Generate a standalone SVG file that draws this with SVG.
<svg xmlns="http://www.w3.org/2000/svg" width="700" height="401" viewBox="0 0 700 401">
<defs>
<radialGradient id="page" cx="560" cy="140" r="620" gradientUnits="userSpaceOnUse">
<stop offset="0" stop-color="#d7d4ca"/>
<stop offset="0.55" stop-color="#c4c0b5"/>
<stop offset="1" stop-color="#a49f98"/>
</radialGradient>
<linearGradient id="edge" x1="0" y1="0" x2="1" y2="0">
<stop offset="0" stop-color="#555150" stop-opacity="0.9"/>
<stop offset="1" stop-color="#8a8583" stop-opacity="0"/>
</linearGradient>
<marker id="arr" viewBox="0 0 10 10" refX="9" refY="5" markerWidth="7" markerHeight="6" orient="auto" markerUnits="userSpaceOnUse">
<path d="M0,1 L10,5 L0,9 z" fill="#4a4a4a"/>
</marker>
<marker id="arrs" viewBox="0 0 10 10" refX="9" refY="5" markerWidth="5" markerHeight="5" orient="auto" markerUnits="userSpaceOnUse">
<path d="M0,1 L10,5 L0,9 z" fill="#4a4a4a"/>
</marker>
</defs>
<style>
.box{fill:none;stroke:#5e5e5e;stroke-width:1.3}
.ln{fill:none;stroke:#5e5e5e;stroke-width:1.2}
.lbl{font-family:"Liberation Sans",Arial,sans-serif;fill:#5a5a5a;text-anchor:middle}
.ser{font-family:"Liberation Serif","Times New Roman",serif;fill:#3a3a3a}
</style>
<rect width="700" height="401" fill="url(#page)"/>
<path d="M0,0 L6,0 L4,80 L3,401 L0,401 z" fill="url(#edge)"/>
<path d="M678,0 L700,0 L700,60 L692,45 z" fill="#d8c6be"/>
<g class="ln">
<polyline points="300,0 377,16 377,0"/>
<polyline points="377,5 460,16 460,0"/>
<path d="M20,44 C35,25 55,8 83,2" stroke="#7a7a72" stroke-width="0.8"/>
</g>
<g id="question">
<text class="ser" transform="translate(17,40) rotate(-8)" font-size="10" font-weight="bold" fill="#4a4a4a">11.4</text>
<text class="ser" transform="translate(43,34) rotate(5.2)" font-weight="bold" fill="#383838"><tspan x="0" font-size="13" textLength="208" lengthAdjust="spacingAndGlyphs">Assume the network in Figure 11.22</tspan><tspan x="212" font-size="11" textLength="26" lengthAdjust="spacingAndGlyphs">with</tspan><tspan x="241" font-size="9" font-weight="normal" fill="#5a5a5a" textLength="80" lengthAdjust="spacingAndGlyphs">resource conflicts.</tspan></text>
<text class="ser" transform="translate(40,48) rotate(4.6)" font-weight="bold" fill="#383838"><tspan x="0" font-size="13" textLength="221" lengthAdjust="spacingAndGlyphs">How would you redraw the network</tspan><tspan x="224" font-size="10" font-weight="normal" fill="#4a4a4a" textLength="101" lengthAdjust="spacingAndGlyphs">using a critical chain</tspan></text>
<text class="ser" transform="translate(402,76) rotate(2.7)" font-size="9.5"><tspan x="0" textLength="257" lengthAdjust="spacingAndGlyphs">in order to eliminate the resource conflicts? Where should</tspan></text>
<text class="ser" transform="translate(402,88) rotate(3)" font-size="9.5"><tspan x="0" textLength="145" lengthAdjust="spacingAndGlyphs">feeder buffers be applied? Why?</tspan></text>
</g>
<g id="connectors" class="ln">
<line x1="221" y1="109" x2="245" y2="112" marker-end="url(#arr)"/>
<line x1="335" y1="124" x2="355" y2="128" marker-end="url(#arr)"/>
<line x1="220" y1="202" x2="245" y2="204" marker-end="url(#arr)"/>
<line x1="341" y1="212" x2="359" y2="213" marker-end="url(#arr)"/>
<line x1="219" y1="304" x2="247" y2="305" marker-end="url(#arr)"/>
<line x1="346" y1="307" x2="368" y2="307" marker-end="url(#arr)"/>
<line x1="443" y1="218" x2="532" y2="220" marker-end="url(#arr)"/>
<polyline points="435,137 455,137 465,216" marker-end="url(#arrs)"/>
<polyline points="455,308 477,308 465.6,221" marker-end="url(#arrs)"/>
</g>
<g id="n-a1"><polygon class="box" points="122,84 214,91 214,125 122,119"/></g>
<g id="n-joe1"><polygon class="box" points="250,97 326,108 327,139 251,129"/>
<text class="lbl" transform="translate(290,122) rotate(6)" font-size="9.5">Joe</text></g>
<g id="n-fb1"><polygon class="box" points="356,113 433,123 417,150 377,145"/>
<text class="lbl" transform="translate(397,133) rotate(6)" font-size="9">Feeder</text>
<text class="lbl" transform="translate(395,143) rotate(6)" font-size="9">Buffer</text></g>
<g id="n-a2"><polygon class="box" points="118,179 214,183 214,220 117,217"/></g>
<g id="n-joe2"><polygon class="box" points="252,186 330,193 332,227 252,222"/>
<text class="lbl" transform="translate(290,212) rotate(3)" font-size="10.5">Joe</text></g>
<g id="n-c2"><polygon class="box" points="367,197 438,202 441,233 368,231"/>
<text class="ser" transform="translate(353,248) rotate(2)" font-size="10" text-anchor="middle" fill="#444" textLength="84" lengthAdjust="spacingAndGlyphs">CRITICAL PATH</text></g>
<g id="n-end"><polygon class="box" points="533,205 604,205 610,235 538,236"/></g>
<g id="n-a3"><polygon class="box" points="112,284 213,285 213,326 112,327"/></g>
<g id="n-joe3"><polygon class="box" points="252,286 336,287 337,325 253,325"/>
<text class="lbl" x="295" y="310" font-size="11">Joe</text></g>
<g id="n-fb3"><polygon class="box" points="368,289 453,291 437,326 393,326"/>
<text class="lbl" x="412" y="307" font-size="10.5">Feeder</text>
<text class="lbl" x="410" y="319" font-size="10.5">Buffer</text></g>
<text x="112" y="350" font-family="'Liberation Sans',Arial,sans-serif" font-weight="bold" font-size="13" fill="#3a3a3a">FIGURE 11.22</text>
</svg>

--

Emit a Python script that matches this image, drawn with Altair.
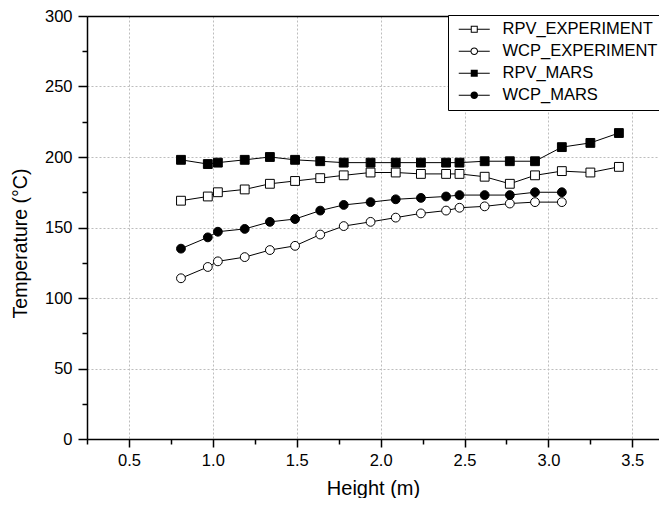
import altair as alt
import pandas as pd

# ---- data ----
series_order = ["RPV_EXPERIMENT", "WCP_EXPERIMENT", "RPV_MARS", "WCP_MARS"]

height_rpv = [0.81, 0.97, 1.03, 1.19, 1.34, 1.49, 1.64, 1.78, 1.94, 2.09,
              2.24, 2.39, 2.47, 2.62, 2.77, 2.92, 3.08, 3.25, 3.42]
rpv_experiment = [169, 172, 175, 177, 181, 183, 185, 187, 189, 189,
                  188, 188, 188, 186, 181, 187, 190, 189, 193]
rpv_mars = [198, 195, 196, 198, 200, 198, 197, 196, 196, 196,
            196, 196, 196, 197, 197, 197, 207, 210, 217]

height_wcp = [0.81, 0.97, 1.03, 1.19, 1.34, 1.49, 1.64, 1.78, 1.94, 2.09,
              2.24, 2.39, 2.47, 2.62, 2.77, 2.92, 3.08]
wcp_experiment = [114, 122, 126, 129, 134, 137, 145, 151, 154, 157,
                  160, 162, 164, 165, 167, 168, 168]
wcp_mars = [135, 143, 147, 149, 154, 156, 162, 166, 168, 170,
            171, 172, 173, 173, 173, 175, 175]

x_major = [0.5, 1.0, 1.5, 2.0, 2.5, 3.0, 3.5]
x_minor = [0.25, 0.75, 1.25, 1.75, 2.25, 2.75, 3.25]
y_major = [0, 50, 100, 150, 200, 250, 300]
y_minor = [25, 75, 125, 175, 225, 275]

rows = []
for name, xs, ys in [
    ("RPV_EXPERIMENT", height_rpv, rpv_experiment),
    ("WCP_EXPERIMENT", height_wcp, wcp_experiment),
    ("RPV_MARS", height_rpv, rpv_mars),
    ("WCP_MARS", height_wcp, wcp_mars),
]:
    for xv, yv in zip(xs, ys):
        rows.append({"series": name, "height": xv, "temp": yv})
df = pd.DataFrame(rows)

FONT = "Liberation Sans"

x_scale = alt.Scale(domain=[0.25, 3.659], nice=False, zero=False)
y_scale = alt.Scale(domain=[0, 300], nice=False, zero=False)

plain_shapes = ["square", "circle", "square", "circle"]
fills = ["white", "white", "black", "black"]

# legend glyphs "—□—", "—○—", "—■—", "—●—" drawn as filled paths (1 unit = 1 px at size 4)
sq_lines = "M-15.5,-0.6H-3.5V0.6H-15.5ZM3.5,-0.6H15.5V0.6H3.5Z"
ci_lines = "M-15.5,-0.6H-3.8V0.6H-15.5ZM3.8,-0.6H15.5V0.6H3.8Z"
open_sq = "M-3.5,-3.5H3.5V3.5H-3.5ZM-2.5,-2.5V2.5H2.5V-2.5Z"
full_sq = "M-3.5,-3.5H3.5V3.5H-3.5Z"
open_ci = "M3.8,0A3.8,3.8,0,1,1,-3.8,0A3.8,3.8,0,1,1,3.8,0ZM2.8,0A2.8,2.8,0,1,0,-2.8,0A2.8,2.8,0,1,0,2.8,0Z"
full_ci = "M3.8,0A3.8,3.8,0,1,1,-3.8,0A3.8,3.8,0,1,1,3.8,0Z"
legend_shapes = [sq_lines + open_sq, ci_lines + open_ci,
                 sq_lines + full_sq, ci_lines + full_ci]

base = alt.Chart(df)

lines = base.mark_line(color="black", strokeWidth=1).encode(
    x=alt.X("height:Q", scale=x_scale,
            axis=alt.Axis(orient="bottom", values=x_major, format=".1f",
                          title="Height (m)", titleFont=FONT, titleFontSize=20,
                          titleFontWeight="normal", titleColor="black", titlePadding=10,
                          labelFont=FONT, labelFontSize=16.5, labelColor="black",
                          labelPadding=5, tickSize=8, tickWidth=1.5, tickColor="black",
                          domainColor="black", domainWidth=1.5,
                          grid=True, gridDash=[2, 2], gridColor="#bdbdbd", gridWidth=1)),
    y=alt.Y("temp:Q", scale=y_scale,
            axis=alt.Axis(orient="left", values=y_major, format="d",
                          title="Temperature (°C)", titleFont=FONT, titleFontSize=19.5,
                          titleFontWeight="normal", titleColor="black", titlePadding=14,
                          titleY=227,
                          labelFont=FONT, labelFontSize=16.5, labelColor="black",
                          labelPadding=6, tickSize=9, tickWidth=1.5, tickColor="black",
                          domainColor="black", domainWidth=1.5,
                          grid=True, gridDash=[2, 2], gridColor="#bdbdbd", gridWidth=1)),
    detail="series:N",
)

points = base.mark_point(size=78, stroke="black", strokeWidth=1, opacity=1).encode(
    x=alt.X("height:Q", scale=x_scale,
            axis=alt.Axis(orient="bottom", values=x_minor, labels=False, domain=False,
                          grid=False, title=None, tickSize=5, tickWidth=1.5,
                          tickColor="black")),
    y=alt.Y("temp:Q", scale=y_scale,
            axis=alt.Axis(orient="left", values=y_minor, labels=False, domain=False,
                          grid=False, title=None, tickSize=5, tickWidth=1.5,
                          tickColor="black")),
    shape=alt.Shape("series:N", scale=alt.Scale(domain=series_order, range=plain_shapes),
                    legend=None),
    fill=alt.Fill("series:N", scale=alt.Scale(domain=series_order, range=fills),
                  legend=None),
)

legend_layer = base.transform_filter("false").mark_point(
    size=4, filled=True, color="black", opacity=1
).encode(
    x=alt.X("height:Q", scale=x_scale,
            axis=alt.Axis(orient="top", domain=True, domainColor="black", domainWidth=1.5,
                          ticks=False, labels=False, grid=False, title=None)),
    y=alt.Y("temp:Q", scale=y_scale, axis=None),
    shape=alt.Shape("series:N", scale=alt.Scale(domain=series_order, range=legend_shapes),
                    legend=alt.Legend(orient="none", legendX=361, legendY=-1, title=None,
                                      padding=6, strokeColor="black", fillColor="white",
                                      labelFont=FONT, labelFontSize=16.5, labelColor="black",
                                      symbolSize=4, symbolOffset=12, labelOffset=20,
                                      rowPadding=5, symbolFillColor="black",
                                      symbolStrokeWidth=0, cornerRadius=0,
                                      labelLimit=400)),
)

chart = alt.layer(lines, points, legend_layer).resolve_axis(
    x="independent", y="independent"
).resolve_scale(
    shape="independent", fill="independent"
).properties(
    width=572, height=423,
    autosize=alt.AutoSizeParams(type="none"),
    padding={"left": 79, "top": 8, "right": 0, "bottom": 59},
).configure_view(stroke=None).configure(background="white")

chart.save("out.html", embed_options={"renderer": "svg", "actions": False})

» **TASK DESCRIPTION**
Repeat only the lines from the one holding "Emit a Python" to the one holding "y_scale = alt.Scale(domain=[0, 300], nice=False, zero=False)", both ends included, and drop the images.

» **ANSWER TO THE TASK**
Emit a Python script that matches this image, drawn with Altair.
import altair as alt
import pandas as pd

# ---- data ----
series_order = ["RPV_EXPERIMENT", "WCP_EXPERIMENT", "RPV_MARS", "WCP_MARS"]

height_rpv = [0.81, 0.97, 1.03, 1.19, 1.34, 1.49, 1.64, 1.78, 1.94, 2.09,
              2.24, 2.39, 2.47, 2.62, 2.77, 2.92, 3.08, 3.25, 3.42]
rpv_experiment = [169, 172, 175, 177, 181, 183, 185, 187, 189, 189,
                  188, 188, 188, 186, 181, 187, 190, 189, 193]
rpv_mars = [198, 195, 196, 198, 200, 198, 197, 196, 196, 196,
            196, 196, 196, 197, 197, 197, 207, 210, 217]

height_wcp = [0.81, 0.97, 1.03, 1.19, 1.34, 1.49, 1.64, 1.78, 1.94, 2.09,
              2.24, 2.39, 2.47, 2.62, 2.77, 2.92, 3.08]
wcp_experiment = [114, 122, 126, 129, 134, 137, 145, 151, 154, 157,
                  160, 162, 164, 165, 167, 168, 168]
wcp_mars = [135, 143, 147, 149, 154, 156, 162, 166, 168, 170,
            171, 172, 173, 173, 173, 175, 175]

x_major = [0.5, 1.0, 1.5, 2.0, 2.5, 3.0, 3.5]
x_minor = [0.25, 0.75, 1.25, 1.75, 2.25, 2.75, 3.25]
y_major = [0, 50, 100, 150, 200, 250, 300]
y_minor = [25, 75, 125, 175, 225, 275]

rows = []
for name, xs, ys in [
    ("RPV_EXPERIMENT", height_rpv, rpv_experiment),
    ("WCP_EXPERIMENT", height_wcp, wcp_experiment),
    ("RPV_MARS", height_rpv, rpv_mars),
    ("WCP_MARS", height_wcp, wcp_mars),
]:
    for xv, yv in zip(xs, ys):
        rows.append({"series": name, "height": xv, "temp": yv})
df = pd.DataFrame(rows)

FONT = "Liberation Sans"

x_scale = alt.Scale(domain=[0.25, 3.659], nice=False, zero=False)
y_scale = alt.Scale(domain=[0, 300], nice=False, zero=False)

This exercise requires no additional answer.